Texto diz falar em nome também do presidente da República
O Ministério da Saúde emitiu nota ontem expressando solidariedade com as famílias das vítimas fatais do coronavírus, no dia em que o Brasil ultrapassou a marca de 200 mil mortos pela covid-19.

Na nota, o ministério afirma que o momento é de unir forças, “para que todos os dias possamos trabalhar empenhados na solução dessa pandemia”.
“Nesta quinta-feira, 7 de janeiro, infelizmente o Brasil chegou ao triste número de 200 mil vidas perdidas - brasileiras e brasileiros que tiveram os sonhos e projetos interrompidos pelo coronavírus”. diz o texto. “Em nome do presidente da República, Jair Bolsonaro, do Ministério da Saúde e de todo o governo federal, queremos nos solidarizar com cada família que perdeu entes queridos”, prossegue. “Para nós, servidores do Ministério da Saúde, não é um momento só de pesar.

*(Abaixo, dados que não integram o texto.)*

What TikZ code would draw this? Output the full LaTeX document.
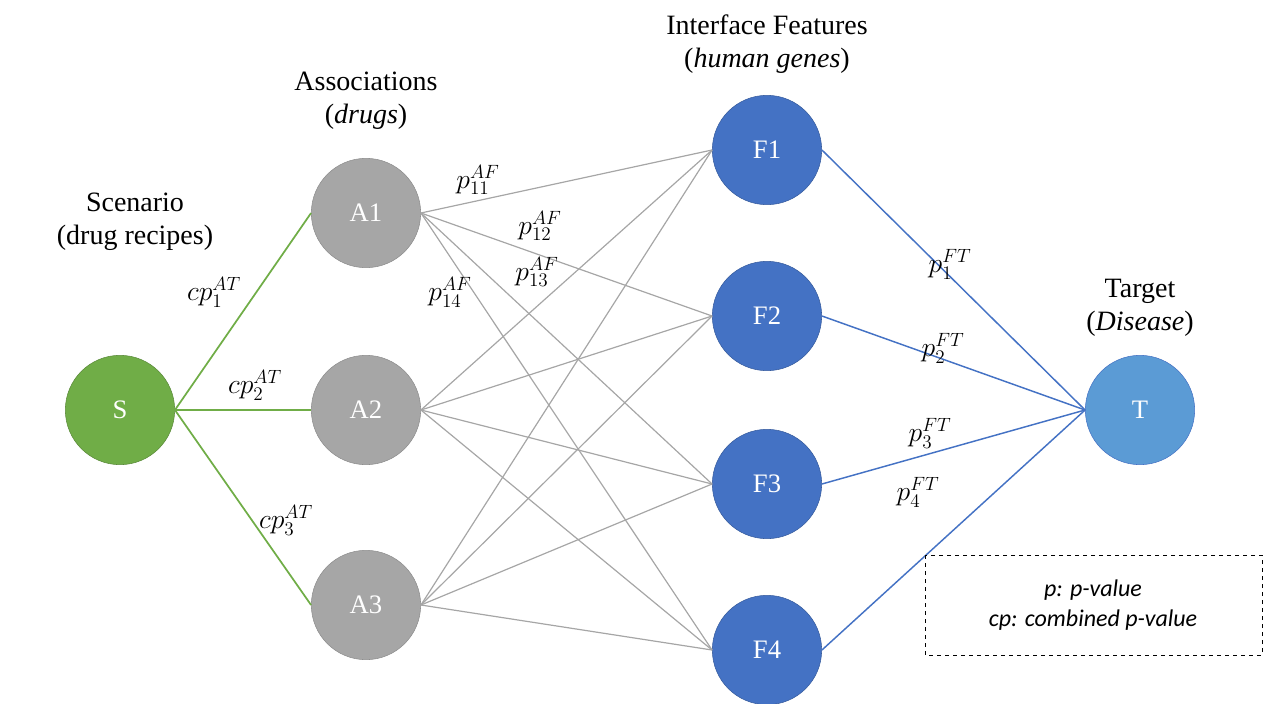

É também momento de reflexão e de unir forças, para que todos os dias possamos trabalhar empenhados na solução dessa pandemia.”

Mais cedo, em entrevista coletiva, o secretário-executivo da pasta, Elcio Franco, também se referiu ao assunto.

“O nosso agradecimento a todos os profissionais de saúde e o nosso pesar, a nossa dor dividida, não com o número de 200 mil óbitos, mas com 200 mil pessoas, entes queridos que nos deixaram nesse momento da pandemia”, afirmou. “O nosso pesar, nosso sentimento e o nosso esforço e empenho diuturno para ajudarmos a mitigar esse risco pelo tratamento médico, pela assistência integral e pela imunização.”